++++ SUPPLIED DATA

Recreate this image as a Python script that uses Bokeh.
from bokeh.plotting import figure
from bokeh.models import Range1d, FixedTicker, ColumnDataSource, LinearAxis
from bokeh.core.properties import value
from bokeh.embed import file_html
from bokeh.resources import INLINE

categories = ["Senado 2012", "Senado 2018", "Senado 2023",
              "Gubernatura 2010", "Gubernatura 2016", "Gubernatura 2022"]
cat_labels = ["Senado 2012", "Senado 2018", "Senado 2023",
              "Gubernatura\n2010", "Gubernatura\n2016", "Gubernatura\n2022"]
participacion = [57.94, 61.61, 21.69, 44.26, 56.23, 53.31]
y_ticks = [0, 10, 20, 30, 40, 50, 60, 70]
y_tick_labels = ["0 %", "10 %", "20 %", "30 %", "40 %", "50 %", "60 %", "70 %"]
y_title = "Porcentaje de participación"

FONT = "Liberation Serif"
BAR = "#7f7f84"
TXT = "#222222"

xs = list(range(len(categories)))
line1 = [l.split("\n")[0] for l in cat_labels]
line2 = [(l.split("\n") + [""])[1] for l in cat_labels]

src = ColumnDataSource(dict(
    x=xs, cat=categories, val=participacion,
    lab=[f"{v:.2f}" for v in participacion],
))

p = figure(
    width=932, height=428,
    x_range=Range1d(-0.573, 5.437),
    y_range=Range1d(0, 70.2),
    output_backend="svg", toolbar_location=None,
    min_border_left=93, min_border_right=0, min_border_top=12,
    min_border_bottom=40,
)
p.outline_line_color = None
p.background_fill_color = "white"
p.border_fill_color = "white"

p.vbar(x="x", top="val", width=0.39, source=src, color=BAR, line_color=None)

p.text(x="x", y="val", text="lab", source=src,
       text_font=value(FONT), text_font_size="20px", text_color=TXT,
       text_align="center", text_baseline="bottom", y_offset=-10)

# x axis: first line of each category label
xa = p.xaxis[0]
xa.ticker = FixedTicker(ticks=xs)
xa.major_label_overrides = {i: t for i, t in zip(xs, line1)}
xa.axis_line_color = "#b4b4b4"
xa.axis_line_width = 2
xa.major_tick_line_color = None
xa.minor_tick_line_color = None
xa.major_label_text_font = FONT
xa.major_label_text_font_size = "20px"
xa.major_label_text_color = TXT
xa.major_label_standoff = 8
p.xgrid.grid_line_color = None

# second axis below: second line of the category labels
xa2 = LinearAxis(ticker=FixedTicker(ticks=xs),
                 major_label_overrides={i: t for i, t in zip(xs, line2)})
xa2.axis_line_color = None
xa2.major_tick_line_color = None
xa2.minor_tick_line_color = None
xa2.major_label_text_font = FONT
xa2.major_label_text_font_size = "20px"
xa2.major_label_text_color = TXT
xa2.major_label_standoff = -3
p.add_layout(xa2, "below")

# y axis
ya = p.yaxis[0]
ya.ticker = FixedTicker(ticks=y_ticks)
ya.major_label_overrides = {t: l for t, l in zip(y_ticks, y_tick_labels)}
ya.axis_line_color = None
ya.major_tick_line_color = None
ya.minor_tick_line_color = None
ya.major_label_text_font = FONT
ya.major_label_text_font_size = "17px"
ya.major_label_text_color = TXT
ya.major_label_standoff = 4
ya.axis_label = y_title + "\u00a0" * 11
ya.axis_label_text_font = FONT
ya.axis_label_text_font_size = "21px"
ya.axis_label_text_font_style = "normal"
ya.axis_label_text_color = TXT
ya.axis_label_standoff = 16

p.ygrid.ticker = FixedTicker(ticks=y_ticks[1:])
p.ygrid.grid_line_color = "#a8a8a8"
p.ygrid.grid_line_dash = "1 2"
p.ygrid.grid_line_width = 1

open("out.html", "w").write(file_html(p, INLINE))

++++++++

TASK DIRECTIONS →
The lines above should be duplicated exactly.

TASK SOLUTION →
Recreate this image as a Python script that uses Bokeh.
from bokeh.plotting import figure
from bokeh.models import Range1d, FixedTicker, ColumnDataSource, LinearAxis
from bokeh.core.properties import value
from bokeh.embed import file_html
from bokeh.resources import INLINE

categories = ["Senado 2012", "Senado 2018", "Senado 2023",
              "Gubernatura 2010", "Gubernatura 2016", "Gubernatura 2022"]
cat_labels = ["Senado 2012", "Senado 2018", "Senado 2023",
              "Gubernatura\n2010", "Gubernatura\n2016", "Gubernatura\n2022"]
participacion = [57.94, 61.61, 21.69, 44.26, 56.23, 53.31]
y_ticks = [0, 10, 20, 30, 40, 50, 60, 70]
y_tick_labels = ["0 %", "10 %", "20 %", "30 %", "40 %", "50 %", "60 %", "70 %"]
y_title = "Porcentaje de participación"

FONT = "Liberation Serif"
BAR = "#7f7f84"
TXT = "#222222"

xs = list(range(len(categories)))
line1 = [l.split("\n")[0] for l in cat_labels]
line2 = [(l.split("\n") + [""])[1] for l in cat_labels]

src = ColumnDataSource(dict(
    x=xs, cat=categories, val=participacion,
    lab=[f"{v:.2f}" for v in participacion],
))

p = figure(
    width=932, height=428,
    x_range=Range1d(-0.573, 5.437),
    y_range=Range1d(0, 70.2),
    output_backend="svg", toolbar_location=None,
    min_border_left=93, min_border_right=0, min_border_top=12,
    min_border_bottom=40,
)
p.outline_line_color = None
p.background_fill_color = "white"
p.border_fill_color = "white"

p.vbar(x="x", top="val", width=0.39, source=src, color=BAR, line_color=None)

p.text(x="x", y="val", text="lab", source=src,
       text_font=value(FONT), text_font_size="20px", text_color=TXT,
       text_align="center", text_baseline="bottom", y_offset=-10)

# x axis: first line of each category label
xa = p.xaxis[0]
xa.ticker = FixedTicker(ticks=xs)
xa.major_label_overrides = {i: t for i, t in zip(xs, line1)}
xa.axis_line_color = "#b4b4b4"
xa.axis_line_width = 2
xa.major_tick_line_color = None
xa.minor_tick_line_color = None
xa.major_label_text_font = FONT
xa.major_label_text_font_size = "20px"
xa.major_label_text_color = TXT
xa.major_label_standoff = 8
p.xgrid.grid_line_color = None

# second axis below: second line of the category labels
xa2 = LinearAxis(ticker=FixedTicker(ticks=xs),
                 major_label_overrides={i: t for i, t in zip(xs, line2)})
xa2.axis_line_color = None
xa2.major_tick_line_color = None
xa2.minor_tick_line_color = None
xa2.major_label_text_font = FONT
xa2.major_label_text_font_size = "20px"
xa2.major_label_text_color = TXT
xa2.major_label_standoff = -3
p.add_layout(xa2, "below")

# y axis
ya = p.yaxis[0]
ya.ticker = FixedTicker(ticks=y_ticks)
ya.major_label_overrides = {t: l for t, l in zip(y_ticks, y_tick_labels)}
ya.axis_line_color = None
ya.major_tick_line_color = None
ya.minor_tick_line_color = None
ya.major_label_text_font = FONT
ya.major_label_text_font_size = "17px"
ya.major_label_text_color = TXT
ya.major_label_standoff = 4
ya.axis_label = y_title + "\u00a0" * 11
ya.axis_label_text_font = FONT
ya.axis_label_text_font_size = "21px"
ya.axis_label_text_font_style = "normal"
ya.axis_label_text_color = TXT
ya.axis_label_standoff = 16

p.ygrid.ticker = FixedTicker(ticks=y_ticks[1:])
p.ygrid.grid_line_color = "#a8a8a8"
p.ygrid.grid_line_dash = "1 2"
p.ygrid.grid_line_width = 1

open("out.html", "w").write(file_html(p, INLINE))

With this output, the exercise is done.